EXERCISE MATERIAL:
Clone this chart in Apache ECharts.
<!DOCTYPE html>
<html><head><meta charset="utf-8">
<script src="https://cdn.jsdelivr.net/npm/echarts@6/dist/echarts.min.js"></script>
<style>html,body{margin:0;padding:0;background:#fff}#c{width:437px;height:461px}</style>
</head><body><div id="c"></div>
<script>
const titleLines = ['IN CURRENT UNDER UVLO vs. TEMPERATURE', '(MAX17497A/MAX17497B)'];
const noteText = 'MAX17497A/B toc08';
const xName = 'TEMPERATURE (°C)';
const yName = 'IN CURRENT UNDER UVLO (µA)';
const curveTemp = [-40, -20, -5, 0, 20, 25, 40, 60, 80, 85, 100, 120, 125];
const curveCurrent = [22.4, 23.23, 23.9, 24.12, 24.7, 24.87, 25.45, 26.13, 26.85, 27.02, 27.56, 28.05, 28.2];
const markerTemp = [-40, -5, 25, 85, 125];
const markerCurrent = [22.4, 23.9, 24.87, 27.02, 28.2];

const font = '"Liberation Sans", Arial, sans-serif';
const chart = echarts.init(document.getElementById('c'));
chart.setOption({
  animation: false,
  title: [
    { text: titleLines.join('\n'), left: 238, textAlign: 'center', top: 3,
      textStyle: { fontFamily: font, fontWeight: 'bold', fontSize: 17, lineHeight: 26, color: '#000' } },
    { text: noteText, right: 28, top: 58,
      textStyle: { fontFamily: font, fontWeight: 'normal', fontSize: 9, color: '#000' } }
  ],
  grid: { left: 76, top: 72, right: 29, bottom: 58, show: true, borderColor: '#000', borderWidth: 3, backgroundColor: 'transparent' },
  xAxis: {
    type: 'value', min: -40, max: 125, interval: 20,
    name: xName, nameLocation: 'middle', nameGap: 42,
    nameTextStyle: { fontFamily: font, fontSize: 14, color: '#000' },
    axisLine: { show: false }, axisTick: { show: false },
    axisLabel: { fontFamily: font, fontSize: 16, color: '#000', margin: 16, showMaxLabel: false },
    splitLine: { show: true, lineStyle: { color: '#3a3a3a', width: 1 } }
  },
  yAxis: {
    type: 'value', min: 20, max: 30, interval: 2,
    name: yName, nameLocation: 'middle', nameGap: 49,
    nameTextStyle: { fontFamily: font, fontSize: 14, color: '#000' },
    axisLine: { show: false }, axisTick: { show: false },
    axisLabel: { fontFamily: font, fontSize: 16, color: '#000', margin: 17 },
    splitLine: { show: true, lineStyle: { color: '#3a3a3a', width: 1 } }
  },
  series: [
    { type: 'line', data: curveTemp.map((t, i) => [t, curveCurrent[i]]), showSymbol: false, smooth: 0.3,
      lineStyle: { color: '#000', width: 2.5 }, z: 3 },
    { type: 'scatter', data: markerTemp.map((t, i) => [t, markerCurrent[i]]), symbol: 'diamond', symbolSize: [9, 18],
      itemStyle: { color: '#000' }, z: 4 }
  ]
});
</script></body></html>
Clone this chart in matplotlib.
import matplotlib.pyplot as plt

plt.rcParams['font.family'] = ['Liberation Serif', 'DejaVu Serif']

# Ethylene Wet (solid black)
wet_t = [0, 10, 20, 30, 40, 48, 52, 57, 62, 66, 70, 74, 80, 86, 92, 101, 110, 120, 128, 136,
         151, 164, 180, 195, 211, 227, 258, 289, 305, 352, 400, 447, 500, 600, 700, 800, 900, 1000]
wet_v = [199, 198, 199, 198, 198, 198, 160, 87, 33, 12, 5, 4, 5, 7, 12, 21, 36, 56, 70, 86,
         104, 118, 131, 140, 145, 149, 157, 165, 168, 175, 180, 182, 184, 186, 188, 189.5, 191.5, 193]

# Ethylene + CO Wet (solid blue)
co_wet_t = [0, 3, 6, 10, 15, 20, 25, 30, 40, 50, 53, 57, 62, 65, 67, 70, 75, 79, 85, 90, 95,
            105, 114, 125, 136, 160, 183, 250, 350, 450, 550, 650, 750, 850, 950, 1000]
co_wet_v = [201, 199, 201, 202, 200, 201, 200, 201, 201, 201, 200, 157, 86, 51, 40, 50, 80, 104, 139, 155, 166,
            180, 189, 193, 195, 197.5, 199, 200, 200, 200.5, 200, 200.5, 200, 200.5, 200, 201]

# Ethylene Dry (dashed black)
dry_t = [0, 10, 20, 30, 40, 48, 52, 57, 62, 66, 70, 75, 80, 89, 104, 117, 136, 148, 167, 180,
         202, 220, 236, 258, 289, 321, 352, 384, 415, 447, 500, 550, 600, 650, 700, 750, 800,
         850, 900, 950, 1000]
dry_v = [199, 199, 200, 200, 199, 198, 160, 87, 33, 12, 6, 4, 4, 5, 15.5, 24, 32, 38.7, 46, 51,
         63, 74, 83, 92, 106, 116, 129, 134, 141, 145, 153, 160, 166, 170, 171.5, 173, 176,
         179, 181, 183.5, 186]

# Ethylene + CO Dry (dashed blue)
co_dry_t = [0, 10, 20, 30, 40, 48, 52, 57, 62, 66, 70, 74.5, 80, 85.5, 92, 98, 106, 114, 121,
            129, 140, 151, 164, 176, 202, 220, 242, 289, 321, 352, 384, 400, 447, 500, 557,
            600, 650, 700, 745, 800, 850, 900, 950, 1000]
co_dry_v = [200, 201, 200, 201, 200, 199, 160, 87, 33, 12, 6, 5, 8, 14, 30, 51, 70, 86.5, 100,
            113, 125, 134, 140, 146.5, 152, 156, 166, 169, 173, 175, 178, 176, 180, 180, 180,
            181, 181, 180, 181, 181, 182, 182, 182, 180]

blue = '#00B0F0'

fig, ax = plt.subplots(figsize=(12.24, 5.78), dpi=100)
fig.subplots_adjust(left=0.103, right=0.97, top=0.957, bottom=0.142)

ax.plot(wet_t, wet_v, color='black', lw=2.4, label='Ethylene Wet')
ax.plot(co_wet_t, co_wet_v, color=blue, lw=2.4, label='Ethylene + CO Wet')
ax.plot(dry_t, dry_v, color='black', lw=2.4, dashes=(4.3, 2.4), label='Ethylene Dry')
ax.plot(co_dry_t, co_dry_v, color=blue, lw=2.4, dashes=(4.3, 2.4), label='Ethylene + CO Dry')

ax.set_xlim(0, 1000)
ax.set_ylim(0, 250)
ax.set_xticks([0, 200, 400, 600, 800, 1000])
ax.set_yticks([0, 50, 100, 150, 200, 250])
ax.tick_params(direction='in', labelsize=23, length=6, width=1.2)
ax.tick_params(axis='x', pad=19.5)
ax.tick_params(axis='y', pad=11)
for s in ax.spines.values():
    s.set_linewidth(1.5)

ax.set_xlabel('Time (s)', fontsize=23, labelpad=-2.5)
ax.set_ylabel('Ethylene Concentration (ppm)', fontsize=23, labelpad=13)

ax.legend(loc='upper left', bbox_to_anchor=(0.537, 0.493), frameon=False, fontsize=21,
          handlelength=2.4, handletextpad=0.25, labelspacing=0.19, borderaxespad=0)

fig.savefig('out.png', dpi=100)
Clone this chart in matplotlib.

GIVEN PROBLEM: Could you quote the material above in full, exactly as it stands?

RESPONSE BELOW:
Clone this chart in Apache ECharts.
<!DOCTYPE html>
<html><head><meta charset="utf-8">
<script src="https://cdn.jsdelivr.net/npm/echarts@6/dist/echarts.min.js"></script>
<style>html,body{margin:0;padding:0;background:#fff}#c{width:437px;height:461px}</style>
</head><body><div id="c"></div>
<script>
const titleLines = ['IN CURRENT UNDER UVLO vs. TEMPERATURE', '(MAX17497A/MAX17497B)'];
const noteText = 'MAX17497A/B toc08';
const xName = 'TEMPERATURE (°C)';
const yName = 'IN CURRENT UNDER UVLO (µA)';
const curveTemp = [-40, -20, -5, 0, 20, 25, 40, 60, 80, 85, 100, 120, 125];
const curveCurrent = [22.4, 23.23, 23.9, 24.12, 24.7, 24.87, 25.45, 26.13, 26.85, 27.02, 27.56, 28.05, 28.2];
const markerTemp = [-40, -5, 25, 85, 125];
const markerCurrent = [22.4, 23.9, 24.87, 27.02, 28.2];

const font = '"Liberation Sans", Arial, sans-serif';
const chart = echarts.init(document.getElementById('c'));
chart.setOption({
  animation: false,
  title: [
    { text: titleLines.join('\n'), left: 238, textAlign: 'center', top: 3,
      textStyle: { fontFamily: font, fontWeight: 'bold', fontSize: 17, lineHeight: 26, color: '#000' } },
    { text: noteText, right: 28, top: 58,
      textStyle: { fontFamily: font, fontWeight: 'normal', fontSize: 9, color: '#000' } }
  ],
  grid: { left: 76, top: 72, right: 29, bottom: 58, show: true, borderColor: '#000', borderWidth: 3, backgroundColor: 'transparent' },
  xAxis: {
    type: 'value', min: -40, max: 125, interval: 20,
    name: xName, nameLocation: 'middle', nameGap: 42,
    nameTextStyle: { fontFamily: font, fontSize: 14, color: '#000' },
    axisLine: { show: false }, axisTick: { show: false },
    axisLabel: { fontFamily: font, fontSize: 16, color: '#000', margin: 16, showMaxLabel: false },
    splitLine: { show: true, lineStyle: { color: '#3a3a3a', width: 1 } }
  },
  yAxis: {
    type: 'value', min: 20, max: 30, interval: 2,
    name: yName, nameLocation: 'middle', nameGap: 49,
    nameTextStyle: { fontFamily: font, fontSize: 14, color: '#000' },
    axisLine: { show: false }, axisTick: { show: false },
    axisLabel: { fontFamily: font, fontSize: 16, color: '#000', margin: 17 },
    splitLine: { show: true, lineStyle: { color: '#3a3a3a', width: 1 } }
  },
  series: [
    { type: 'line', data: curveTemp.map((t, i) => [t, curveCurrent[i]]), showSymbol: false, smooth: 0.3,
      lineStyle: { color: '#000', width: 2.5 }, z: 3 },
    { type: 'scatter', data: markerTemp.map((t, i) => [t, markerCurrent[i]]), symbol: 'diamond', symbolSize: [9, 18],
      itemStyle: { color: '#000' }, z: 4 }
  ]
});
</script></body></html>
Clone this chart in matplotlib.
import matplotlib.pyplot as plt

plt.rcParams['font.family'] = ['Liberation Serif', 'DejaVu Serif']

# Ethylene Wet (solid black)
wet_t = [0, 10, 20, 30, 40, 48, 52, 57, 62, 66, 70, 74, 80, 86, 92, 101, 110, 120, 128, 136,
         151, 164, 180, 195, 211, 227, 258, 289, 305, 352, 400, 447, 500, 600, 700, 800, 900, 1000]
wet_v = [199, 198, 199, 198, 198, 198, 160, 87, 33, 12, 5, 4, 5, 7, 12, 21, 36, 56, 70, 86,
         104, 118, 131, 140, 145, 149, 157, 165, 168, 175, 180, 182, 184, 186, 188, 189.5, 191.5, 193]

# Ethylene + CO Wet (solid blue)
co_wet_t = [0, 3, 6, 10, 15, 20, 25, 30, 40, 50, 53, 57, 62, 65, 67, 70, 75, 79, 85, 90, 95,
            105, 114, 125, 136, 160, 183, 250, 350, 450, 550, 650, 750, 850, 950, 1000]
co_wet_v = [201, 199, 201, 202, 200, 201, 200, 201, 201, 201, 200, 157, 86, 51, 40, 50, 80, 104, 139, 155, 166,
            180, 189, 193, 195, 197.5, 199, 200, 200, 200.5, 200, 200.5, 200, 200.5, 200, 201]

# Ethylene Dry (dashed black)
dry_t = [0, 10, 20, 30, 40, 48, 52, 57, 62, 66, 70, 75, 80, 89, 104, 117, 136, 148, 167, 180,
         202, 220, 236, 258, 289, 321, 352, 384, 415, 447, 500, 550, 600, 650, 700, 750, 800,
         850, 900, 950, 1000]
dry_v = [199, 199, 200, 200, 199, 198, 160, 87, 33, 12, 6, 4, 4, 5, 15.5, 24, 32, 38.7, 46, 51,
         63, 74, 83, 92, 106, 116, 129, 134, 141, 145, 153, 160, 166, 170, 171.5, 173, 176,
         179, 181, 183.5, 186]

# Ethylene + CO Dry (dashed blue)
co_dry_t = [0, 10, 20, 30, 40, 48, 52, 57, 62, 66, 70, 74.5, 80, 85.5, 92, 98, 106, 114, 121,
            129, 140, 151, 164, 176, 202, 220, 242, 289, 321, 352, 384, 400, 447, 500, 557,
            600, 650, 700, 745, 800, 850, 900, 950, 1000]
co_dry_v = [200, 201, 200, 201, 200, 199, 160, 87, 33, 12, 6, 5, 8, 14, 30, 51, 70, 86.5, 100,
            113, 125, 134, 140, 146.5, 152, 156, 166, 169, 173, 175, 178, 176, 180, 180, 180,
            181, 181, 180, 181, 181, 182, 182, 182, 180]

blue = '#00B0F0'

fig, ax = plt.subplots(figsize=(12.24, 5.78), dpi=100)
fig.subplots_adjust(left=0.103, right=0.97, top=0.957, bottom=0.142)

ax.plot(wet_t, wet_v, color='black', lw=2.4, label='Ethylene Wet')
ax.plot(co_wet_t, co_wet_v, color=blue, lw=2.4, label='Ethylene + CO Wet')
ax.plot(dry_t, dry_v, color='black', lw=2.4, dashes=(4.3, 2.4), label='Ethylene Dry')
ax.plot(co_dry_t, co_dry_v, color=blue, lw=2.4, dashes=(4.3, 2.4), label='Ethylene + CO Dry')

ax.set_xlim(0, 1000)
ax.set_ylim(0, 250)
ax.set_xticks([0, 200, 400, 600, 800, 1000])
ax.set_yticks([0, 50, 100, 150, 200, 250])
ax.tick_params(direction='in', labelsize=23, length=6, width=1.2)
ax.tick_params(axis='x', pad=19.5)
ax.tick_params(axis='y', pad=11)
for s in ax.spines.values():
    s.set_linewidth(1.5)

ax.set_xlabel('Time (s)', fontsize=23, labelpad=-2.5)
ax.set_ylabel('Ethylene Concentration (ppm)', fontsize=23, labelpad=13)

ax.legend(loc='upper left', bbox_to_anchor=(0.537, 0.493), frameon=False, fontsize=21,
          handlelength=2.4, handletextpad=0.25, labelspacing=0.19, borderaxespad=0)

fig.savefig('out.png', dpi=100)
Clone this chart in matplotlib.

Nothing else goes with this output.